The Index update shows little progress on the part of the UK Government towards addressing the key gaps in law, policy and practice highlighted in March 2018.
Last year, the Index showed that, although the UK is party to relevant human rights treaties, has some safeguards in law to prevent statelessness, and provides protection to some stateless people in the country, several key issues remain. It is yet to accede to the European Convention on Nationality, does not fully safeguard against arbitrary detention, and operates exclusion criteria that go beyond the 1954 Convention. In addition, there are obstacles in the statelessness determination procedure that limit access to protection, including a high standard of proof and limited legal aid, limited appeal rights, and lack of protection. UK civil society has stepped up its campaigning in 2018 on two key issues of relevance: the prohibitively high fees for children (including stateless children) to register as British citizens, and the lack of a time limit on immigration detention; but reform is yet to be seen.

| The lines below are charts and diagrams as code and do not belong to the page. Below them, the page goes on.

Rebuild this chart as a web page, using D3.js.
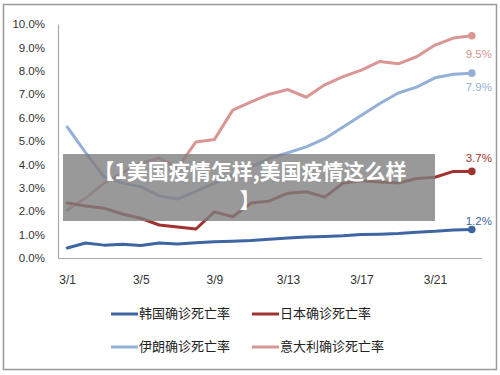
<!DOCTYPE html>
<html>
<head>
<meta charset="utf-8">
<title>确诊死亡率</title>
<script src="https://d3js.org/d3.v7.min.js"></script>
<style>
  body { margin: 0; background: #fff; }
  svg { display: block; }
</style>
</head>
<body>
<div id="chart"></div>
<script>
// data (percent)
var dates = ["3/1","3/2","3/3","3/4","3/5","3/6","3/7","3/8","3/9","3/10","3/11","3/12",
             "3/13","3/14","3/15","3/16","3/17","3/18","3/19","3/20","3/21","3/22","3/23"];
var tickDates = ["3/1","3/5","3/9","3/13","3/17","3/21"];
var yTicks = [0,1,2,3,4,5,6,7,8,9,10];
var names = ["韩国确诊死亡率","日本确诊死亡率","伊朗确诊死亡率","意大利确诊死亡率"];
var korea = [0.43,0.64,0.55,0.59,0.53,0.64,0.60,0.65,0.69,0.72,0.75,0.80,0.85,0.90,0.92,0.95,1.00,1.02,1.05,1.10,1.14,1.20,1.22];
var japan = [2.35,2.22,2.13,1.88,1.70,1.41,1.32,1.24,1.97,1.76,2.35,2.44,2.77,2.83,2.60,3.20,3.30,3.25,3.20,3.40,3.45,3.70,3.70];
var iran  = [5.60,4.50,3.47,3.20,3.05,2.65,2.52,2.85,3.20,3.55,3.90,4.25,4.50,4.75,5.10,5.60,6.10,6.60,7.05,7.30,7.70,7.85,7.90];
var italy = [2.05,2.56,3.20,3.63,4.05,4.27,3.85,4.96,5.06,6.32,6.67,7.00,7.20,6.87,7.40,7.75,8.03,8.40,8.30,8.60,9.10,9.40,9.50];
var title1 = "【1美国疫情怎样,美国疫情这么样";
var title2 = "】";

// styles for each series (draw order: first drawn first)
var series = [
  {name: names[3], values: italy, color: "#d99694", labelDx: 7, labelDy: 18},
  {name: names[2], values: iran,  color: "#95b0d6", labelDx: 7, labelDy: 14},
  {name: names[1], values: japan, color: "#a0332f", labelDx: 7, labelDy: -13},
  {name: names[0], values: korea, color: "#3d66a2", labelDx: 7, labelDy: -8}
];

var W = 500, H = 375;
var svg = d3.select("#chart").append("svg")
    .attr("width", W)
    .attr("height", H);

// outer border
svg.append("rect")
    .attr("x", 3.5).attr("y", 4.5)
    .attr("width", 493).attr("height", 365)
    .attr("fill", "#fff")
    .attr("stroke", "#999")
    .attr("stroke-width", 1.5);

var x = d3.scalePoint()
    .domain(dates)
    .range([58, 481])
    .padding(0.5);

var y = d3.scaleLinear()
    .domain([0, 10])
    .range([258, 24]);

// y axis
var yAxis = svg.append("g")
    .attr("transform", "translate(58,0)")
    .call(d3.axisLeft(y).tickValues(yTicks).tickSize(0).tickPadding(13)
      .tickFormat(function(d) { return d3.format(".1f")(d) + "%"; }));
yAxis.select(".domain").attr("stroke", "#aaa").attr("stroke-width", 1.2);
yAxis.selectAll("text")
    .style("font-family", "'Liberation Sans', Arial, sans-serif")
    .style("font-size", "11.5px")
    .attr("fill", "#333");

// x axis
var xAxis = svg.append("g")
    .attr("transform", "translate(0,258)")
    .call(d3.axisBottom(x).tickValues(tickDates).tickSize(0).tickPadding(17));
xAxis.select(".domain").attr("stroke", "#aaa").attr("stroke-width", 1.2);
xAxis.selectAll("text")
    .style("font-family", "'Liberation Sans', Arial, sans-serif")
    .style("font-size", "12px")
    .attr("fill", "#333");

var line = d3.line()
    .x(function(d, i) { return x(dates[i]); })
    .y(function(d) { return y(d); });

series.forEach(function(s) {
  svg.append("path")
      .datum(s.values)
      .attr("d", line)
      .attr("fill", "none")
      .attr("stroke", s.color)
      .attr("stroke-width", 3)
      .attr("stroke-linejoin", "round")
      .attr("stroke-linecap", "round");

  var last = s.values.length - 1;
  var px = x(dates[last]), py = y(s.values[last]);
  svg.append("circle")
      .attr("cx", px).attr("cy", py)
      .attr("r", 3.8)
      .attr("fill", s.color);
  svg.append("text")
      .attr("x", px + s.labelDx)
      .attr("y", py + s.labelDy)
      .attr("dy", "0.35em")
      .attr("text-anchor", "middle")
      .style("font-family", "'Liberation Sans', Arial, sans-serif")
      .style("font-size", "11.5px")
      .attr("fill", s.color)
      .text(d3.format(".1f")(s.values[last]) + "%");
});

// legend
var legendItems = [
  {name: names[0], color: "#3d66a2", lx: 111, ly: 313},
  {name: names[1], color: "#a0332f", lx: 252, ly: 313},
  {name: names[2], color: "#95b0d6", lx: 111, ly: 346},
  {name: names[3], color: "#d99694", lx: 252, ly: 346}
];
var legend = svg.append("g");
legendItems.forEach(function(d) {
  legend.append("line")
      .attr("x1", d.lx).attr("x2", d.lx + 27)
      .attr("y1", d.ly + 1).attr("y2", d.ly + 1)
      .attr("stroke", d.color)
      .attr("stroke-width", 3);
  legend.append("text")
      .attr("x", d.lx + 28)
      .attr("y", d.ly)
      .attr("dy", "0.35em")
      .style("font-family", "'Noto Sans CJK SC', sans-serif")
      .style("font-size", "13px")
      .attr("fill", "#222")
      .text(d.name);
});

// caption banner over the chart
svg.append("rect")
    .attr("x", 63).attr("y", 154)
    .attr("width", 372).attr("height", 67)
    .attr("fill", "#808080")
    .attr("fill-opacity", 0.8);
[title1, title2].forEach(function(t, i) {
  svg.append("text")
      .attr("x", 250)
      .attr("y", 171 + i * 29)
      .attr("dy", "0.36em")
      .attr("text-anchor", "middle")
      .style("font-family", "'Noto Sans CJK SC', sans-serif")
      .style("font-size", "21px")
      .style("font-weight", "bold")
      .attr("fill", "#fff")
      .text(t);
});
</script>
</body>
</html>
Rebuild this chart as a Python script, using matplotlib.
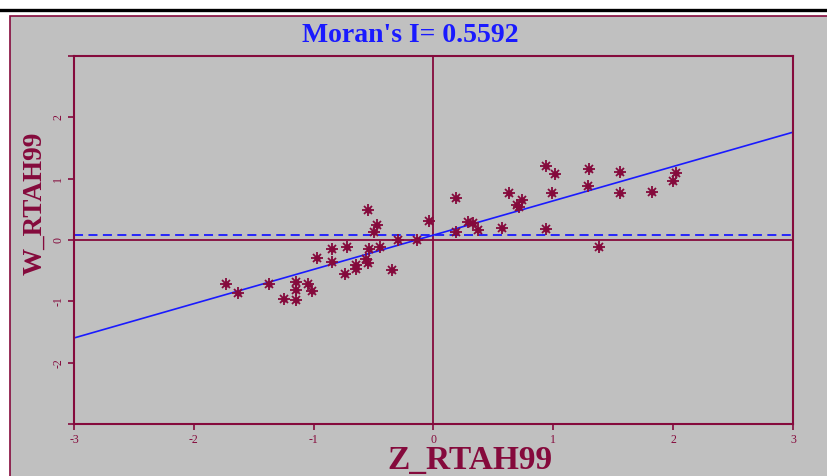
import matplotlib
matplotlib.use("Agg")
import matplotlib.pyplot as plt
from matplotlib.patches import Rectangle
from matplotlib.lines import Line2D

# standardized value (x) and its spatial lag (y)
z_rtah99 = [-0.55, -0.47, -0.50, -0.04, -0.30, -0.14, -0.85, -0.72, -0.54, -0.45,
            -0.97, -0.85, -0.56, -0.65, -0.65, -0.55, -0.74, -0.35, -1.73, -1.63,
            -1.37, -1.15, -1.15, -1.045, -1.01, -1.25, -1.15,
            0.94, 1.01, 1.30, 1.56, 2.02, 2.00, 0.19, 0.63, 0.74, 0.695, 0.71,
            0.99, 1.29, 1.56, 1.82, 0.285, 0.33, 0.37, 0.19, 0.57, 0.94, 1.38]
w_rtah99 = [0.49, 0.25, 0.135, 0.31, 0.00, 0.00, -0.15, -0.11, -0.15, -0.11,
            -0.30, -0.36, -0.31, -0.41, -0.47, -0.38, -0.56, -0.49, -0.72, -0.87,
            -0.72, -0.69, -0.81, -0.72, -0.83, -0.96, -0.98,
            1.21, 1.07, 1.15, 1.11, 1.09, 0.96, 0.69, 0.76, 0.66, 0.57, 0.53,
            0.76, 0.88, 0.76, 0.78, 0.29, 0.28, 0.17, 0.13, 0.20, 0.18, -0.12]

morans_i = 0.5592
lag_mean = 0.08
axis_ticks = [-3, -2, -1, 0, 1, 2, 3]
y_tick_labels = ["", "-2", "-1", "0", "1", "2", ""]

maroon = "#850a3c"
blue = "#1a1aff"
gray = "#c0c0c0"

fig = plt.figure(figsize=(8.28, 4.76), dpi=100, facecolor="white")

# outer panel and top rule
fig.patches.append(Rectangle((10 / 828, -0.05), 1.0, 1 - 16 / 476 + 0.05,
                             transform=fig.transFigure, facecolor=gray,
                             edgecolor=maroon, linewidth=1.2, zorder=-2))
fig.lines.append(Line2D([0, 1], [1 - 9.5 / 476] * 2, transform=fig.transFigure,
                        color="black", linewidth=2.4, zorder=-1))

ax = fig.add_axes([74 / 828, 1 - 424 / 476, 719 / 828, 368 / 476])
ax.set_facecolor(gray)
ax.set_xlim(-3, 3)
ax.set_ylim(-3, 3)

ax.axhline(0, color=maroon, lw=1.3, zorder=1)
ax.axvline(0, color=maroon, lw=1.3, zorder=1)
ax.axhline(lag_mean, color=blue, lw=1.3, ls=(0, (5, 3)), zorder=2)

xs = [-3, 3]
ax.plot(xs, [lag_mean + morans_i * v for v in xs], color=blue, lw=1.2, zorder=2)

ax.plot(z_rtah99, w_rtah99, ls="none", marker="+", ms=8, mew=1.3, color=maroon, zorder=3)
ax.plot(z_rtah99, w_rtah99, ls="none", marker="x", ms=6, mew=1.3, color=maroon, zorder=3)
ax.plot(z_rtah99, w_rtah99, ls="none", marker="o", ms=3.5, color=maroon, zorder=3)

for s in ax.spines.values():
    s.set_color(maroon)
    s.set_linewidth(1.5)

ax.set_xticks(axis_ticks)
ax.set_xticklabels([str(t) for t in axis_ticks])
ax.set_yticks(axis_ticks)
ax.set_yticklabels(y_tick_labels, rotation=90, va="center")
ax.tick_params(colors=maroon, labelcolor=maroon, length=4, width=1.2,
               labelsize=8.5, pad=3)
for lab in ax.get_xticklabels() + ax.get_yticklabels():
    lab.set_family("Liberation Serif")

fig.text(410 / 828, 1 - 36 / 476, "Moran's I= %.4f" % morans_i, color=blue,
         fontsize=20, fontweight="bold", family="Liberation Serif",
         ha="center", va="center")
fig.text(35 / 828, 1 - 203 / 476, "W_RTAH99", color=maroon, fontsize=19.5,
         fontweight="bold", family="Liberation Serif", rotation=90,
         ha="center", va="center")
fig.text(470 / 828, 1 - 469 / 476, "Z_RTAH99", color=maroon, fontsize=24,
         fontweight="bold", family="Liberation Serif", ha="center", va="baseline")

fig.savefig("out.png", dpi=100, facecolor=fig.get_facecolor())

Some small but welcome advances in the rights of stateless people in the UK have been achieved this year. In March 2019, the UK Government announced a change to the Immigration Rules to increase the initial length of leave to remain as a stateless person to five years (from 30 months); and the English, Welsh and Scottish Governments amended regulations in 2018 to facilitate access to higher education for stateless people and their families. Other new information now available in the Index includes updated population data, links to new articles, policy guidance and caselaw, and comparative information on provisions for withdrawal of nationality, where the UK is again assessed negatively against international norms and good practice.